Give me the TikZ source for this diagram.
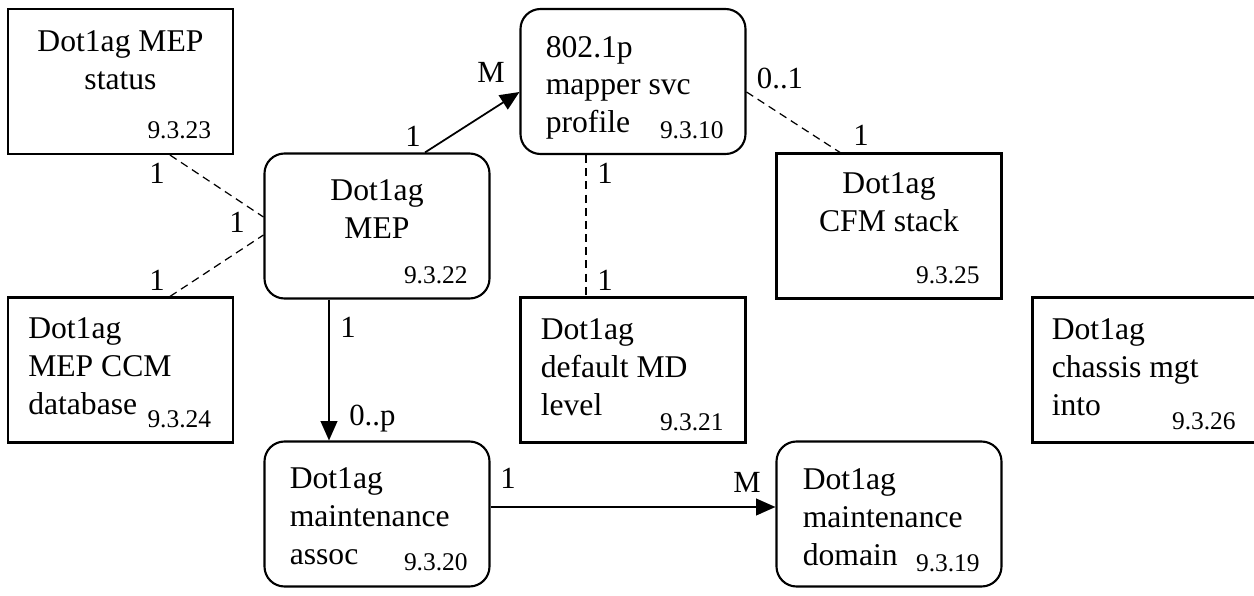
\documentclass[tikz,border=0pt]{standalone}
\usepackage{fontspec}
\setmainfont{Liberation Serif}
\usetikzlibrary{arrows.meta}

\tikzset{
    ent/.style = {draw, line width=1.2pt, minimum width=4.5cm, minimum height=2.9cm, inner sep=0pt},
    entr/.style = {ent, rounded corners=0.4cm},
    txt/.style = {font=\fontsize{18}{21.6}\selectfont, inner sep=0pt, align=left},
    num/.style = {font=\fontsize{14.5}{17}\selectfont, inner sep=0pt, anchor=base east},
    card/.style = {font=\fontsize{17.5}{20}\selectfont, inner sep=0pt},
    rel/.style = {line width=1pt, -{Triangle[length=11pt,width=9.5pt]}},
    opt/.style = {line width=0.7pt, dash pattern=on 4.5pt off 3pt},
}

\begin{document}
\begin{tikzpicture}
        \useasboundingbox (0,0) rectangle (25.08,-11.92);
        % boxes
        \node[ent]  (status)  at (2.41,-1.63)  {};
        \node[entr] (mep)     at (7.54,-4.52)  {};
        \node[entr] (mapper)  at (12.66,-1.63) {};
        \node[ent]  (cfm)     at (17.78,-4.52) {};
        \node[ent]  (ccm)     at (2.41,-7.40)  {};
        \node[ent]  (mdlevel) at (12.66,-7.40) {};
        \node[ent]  (chassis) at (22.90,-7.40) {};
        \node[entr] (assoc)   at (7.54,-10.28) {};
        \node[entr] (domain)  at (17.78,-10.28) {};
        % texts (anchor = baseline of the last line)
        \node[txt, align=center, anchor=base] (status-t) at ([yshift=-1.64cm]status.north) {Dot1ag MEP\\status};
        \node[txt, align=center, anchor=base] (mep-t) at ([yshift=-1.72cm]mep.north) {Dot1ag\\MEP};
        \node[txt, anchor=base west] (mapper-t) at ([xshift=0.52cm,yshift=-2.50cm]mapper.north west) {802.1p\\mapper svc\\profile};
        \node[txt, align=center, anchor=base] (cfm-t) at ([yshift=-1.58cm]cfm.north) {Dot1ag\\CFM stack};
        \node[txt, anchor=base west] (ccm-t) at ([xshift=0.42cm,yshift=-2.36cm]ccm.north west) {Dot1ag\\MEP CCM\\database};
        \node[txt, anchor=base west] (mdlevel-t) at ([xshift=0.42cm,yshift=-2.38cm]mdlevel.north west) {Dot1ag\\default MD\\level};
        \node[txt, anchor=base west] (chassis-t) at ([xshift=0.40cm,yshift=-2.38cm]chassis.north west) {Dot1ag\\chassis mgt\\into};
        \node[txt, anchor=base west] (assoc-t) at ([xshift=0.52cm,yshift=-2.48cm]assoc.north west) {Dot1ag\\maintenance\\assoc};
        \node[txt, anchor=base west] (domain-t) at ([xshift=0.54cm,yshift=-2.50cm]domain.north west) {Dot1ag\\maintenance\\domain};
        % section numbers
        \node[num] (status-n)  at ([xshift=-0.45cm,yshift=0.34cm]status.south east)  {9.3.23};
        \node[num] (mep-n)     at ([xshift=-0.45cm,yshift=0.32cm]mep.south east)     {9.3.22};
        \node[num] (mapper-n)  at ([xshift=-0.45cm,yshift=0.34cm]mapper.south east)  {9.3.10};
        \node[num] (cfm-n)     at ([xshift=-0.45cm,yshift=0.32cm]cfm.south east)     {9.3.25};
        \node[num] (ccm-n)     at ([xshift=-0.45cm,yshift=0.32cm]ccm.south east)     {9.3.24};
        \node[num] (mdlevel-n) at ([xshift=-0.45cm,yshift=0.26cm]mdlevel.south east) {9.3.21};
        \node[num] (chassis-n) at ([xshift=-0.45cm,yshift=0.28cm]chassis.south east) {9.3.26};
        \node[num] (assoc-n)   at ([xshift=-0.45cm,yshift=0.34cm]assoc.south east)   {9.3.20};
        \node[num] (domain-n)  at ([xshift=-0.45cm,yshift=0.32cm]domain.south east)  {9.3.19};
        % connectors
        \draw[rel] ([xshift=0.96cm]mep.north) -- ([yshift=-0.21cm]mapper.west);
        \draw[rel] ([xshift=-0.96cm]mep.south) -- ([xshift=-0.96cm]assoc.north);
        \draw[rel] ([yshift=0.14cm]assoc.east) -- ([yshift=0.14cm]domain.west);
        \draw[opt] ([xshift=0.99cm]status.south) -- ([yshift=0.18cm]mep.west);
        \draw[opt] ([xshift=0.99cm]ccm.north) -- ([yshift=-0.18cm]mep.west);
        \draw[opt] ([xshift=-0.94cm]mapper.south) -- ([xshift=-0.94cm]mdlevel.north);
        \draw[opt] ([yshift=-0.21cm]mapper.east) -- ([xshift=-0.98cm]cfm.north);
        % cardinalities
        \node[card] (c-mep-up)     at (8.26,-2.72)  {1};
        \node[card] (c-mapper-in)  at (9.82,-1.44)  {M};
        \node[card] (c-status)     at (3.14,-3.46)  {1};
        \node[card] (c-mep-left)   at (4.74,-4.44)  {1};
        \node[card] (c-ccm)        at (3.14,-5.60)  {1};
        \node[card] (c-mapper-dn)  at (12.10,-3.46) {1};
        \node[card] (c-mdlevel)    at (12.10,-5.60) {1};
        \node[card] (c-mapper-rt)  at (15.60,-1.56) {0..1};
        \node[card] (c-cfm)        at (17.22,-2.70) {1};
        \node[card] (c-mep-dn)     at (6.96,-6.54)  {1};
        \node[card, anchor=base west] (c-assoc-in) at (6.98,-8.50) {0..p};
        \node[card] (c-assoc-rt)   at (10.16,-9.56) {1};
        \node[card] (c-domain)     at (14.94,-9.64) {M};
\end{tikzpicture}
\end{document}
# # #
**PROMPT:** Copy out the listing exactly as it stands, but not the pictures.

**SOLUTION FOR THIS PROBLEM:**
Give me the TikZ source for this diagram.
\documentclass[tikz,border=0pt]{standalone}
\usepackage{fontspec}
\setmainfont{Liberation Serif}
\usetikzlibrary{arrows.meta}

\tikzset{
    ent/.style = {draw, line width=1.2pt, minimum width=4.5cm, minimum height=2.9cm, inner sep=0pt},
    entr/.style = {ent, rounded corners=0.4cm},
    txt/.style = {font=\fontsize{18}{21.6}\selectfont, inner sep=0pt, align=left},
    num/.style = {font=\fontsize{14.5}{17}\selectfont, inner sep=0pt, anchor=base east},
    card/.style = {font=\fontsize{17.5}{20}\selectfont, inner sep=0pt},
    rel/.style = {line width=1pt, -{Triangle[length=11pt,width=9.5pt]}},
    opt/.style = {line width=0.7pt, dash pattern=on 4.5pt off 3pt},
}

\begin{document}
\begin{tikzpicture}
        \useasboundingbox (0,0) rectangle (25.08,-11.92);
        % boxes
        \node[ent]  (status)  at (2.41,-1.63)  {};
        \node[entr] (mep)     at (7.54,-4.52)  {};
        \node[entr] (mapper)  at (12.66,-1.63) {};
        \node[ent]  (cfm)     at (17.78,-4.52) {};
        \node[ent]  (ccm)     at (2.41,-7.40)  {};
        \node[ent]  (mdlevel) at (12.66,-7.40) {};
        \node[ent]  (chassis) at (22.90,-7.40) {};
        \node[entr] (assoc)   at (7.54,-10.28) {};
        \node[entr] (domain)  at (17.78,-10.28) {};
        % texts (anchor = baseline of the last line)
        \node[txt, align=center, anchor=base] (status-t) at ([yshift=-1.64cm]status.north) {Dot1ag MEP\\status};
        \node[txt, align=center, anchor=base] (mep-t) at ([yshift=-1.72cm]mep.north) {Dot1ag\\MEP};
        \node[txt, anchor=base west] (mapper-t) at ([xshift=0.52cm,yshift=-2.50cm]mapper.north west) {802.1p\\mapper svc\\profile};
        \node[txt, align=center, anchor=base] (cfm-t) at ([yshift=-1.58cm]cfm.north) {Dot1ag\\CFM stack};
        \node[txt, anchor=base west] (ccm-t) at ([xshift=0.42cm,yshift=-2.36cm]ccm.north west) {Dot1ag\\MEP CCM\\database};
        \node[txt, anchor=base west] (mdlevel-t) at ([xshift=0.42cm,yshift=-2.38cm]mdlevel.north west) {Dot1ag\\default MD\\level};
        \node[txt, anchor=base west] (chassis-t) at ([xshift=0.40cm,yshift=-2.38cm]chassis.north west) {Dot1ag\\chassis mgt\\into};
        \node[txt, anchor=base west] (assoc-t) at ([xshift=0.52cm,yshift=-2.48cm]assoc.north west) {Dot1ag\\maintenance\\assoc};
        \node[txt, anchor=base west] (domain-t) at ([xshift=0.54cm,yshift=-2.50cm]domain.north west) {Dot1ag\\maintenance\\domain};
        % section numbers
        \node[num] (status-n)  at ([xshift=-0.45cm,yshift=0.34cm]status.south east)  {9.3.23};
        \node[num] (mep-n)     at ([xshift=-0.45cm,yshift=0.32cm]mep.south east)     {9.3.22};
        \node[num] (mapper-n)  at ([xshift=-0.45cm,yshift=0.34cm]mapper.south east)  {9.3.10};
        \node[num] (cfm-n)     at ([xshift=-0.45cm,yshift=0.32cm]cfm.south east)     {9.3.25};
        \node[num] (ccm-n)     at ([xshift=-0.45cm,yshift=0.32cm]ccm.south east)     {9.3.24};
        \node[num] (mdlevel-n) at ([xshift=-0.45cm,yshift=0.26cm]mdlevel.south east) {9.3.21};
        \node[num] (chassis-n) at ([xshift=-0.45cm,yshift=0.28cm]chassis.south east) {9.3.26};
        \node[num] (assoc-n)   at ([xshift=-0.45cm,yshift=0.34cm]assoc.south east)   {9.3.20};
        \node[num] (domain-n)  at ([xshift=-0.45cm,yshift=0.32cm]domain.south east)  {9.3.19};
        % connectors
        \draw[rel] ([xshift=0.96cm]mep.north) -- ([yshift=-0.21cm]mapper.west);
        \draw[rel] ([xshift=-0.96cm]mep.south) -- ([xshift=-0.96cm]assoc.north);
        \draw[rel] ([yshift=0.14cm]assoc.east) -- ([yshift=0.14cm]domain.west);
        \draw[opt] ([xshift=0.99cm]status.south) -- ([yshift=0.18cm]mep.west);
        \draw[opt] ([xshift=0.99cm]ccm.north) -- ([yshift=-0.18cm]mep.west);
        \draw[opt] ([xshift=-0.94cm]mapper.south) -- ([xshift=-0.94cm]mdlevel.north);
        \draw[opt] ([yshift=-0.21cm]mapper.east) -- ([xshift=-0.98cm]cfm.north);
        % cardinalities
        \node[card] (c-mep-up)     at (8.26,-2.72)  {1};
        \node[card] (c-mapper-in)  at (9.82,-1.44)  {M};
        \node[card] (c-status)     at (3.14,-3.46)  {1};
        \node[card] (c-mep-left)   at (4.74,-4.44)  {1};
        \node[card] (c-ccm)        at (3.14,-5.60)  {1};
        \node[card] (c-mapper-dn)  at (12.10,-3.46) {1};
        \node[card] (c-mdlevel)    at (12.10,-5.60) {1};
        \node[card] (c-mapper-rt)  at (15.60,-1.56) {0..1};
        \node[card] (c-cfm)        at (17.22,-2.70) {1};
        \node[card] (c-mep-dn)     at (6.96,-6.54)  {1};
        \node[card, anchor=base west] (c-assoc-in) at (6.98,-8.50) {0..p};
        \node[card] (c-assoc-rt)   at (10.16,-9.56) {1};
        \node[card] (c-domain)     at (14.94,-9.64) {M};
\end{tikzpicture}
\end{document}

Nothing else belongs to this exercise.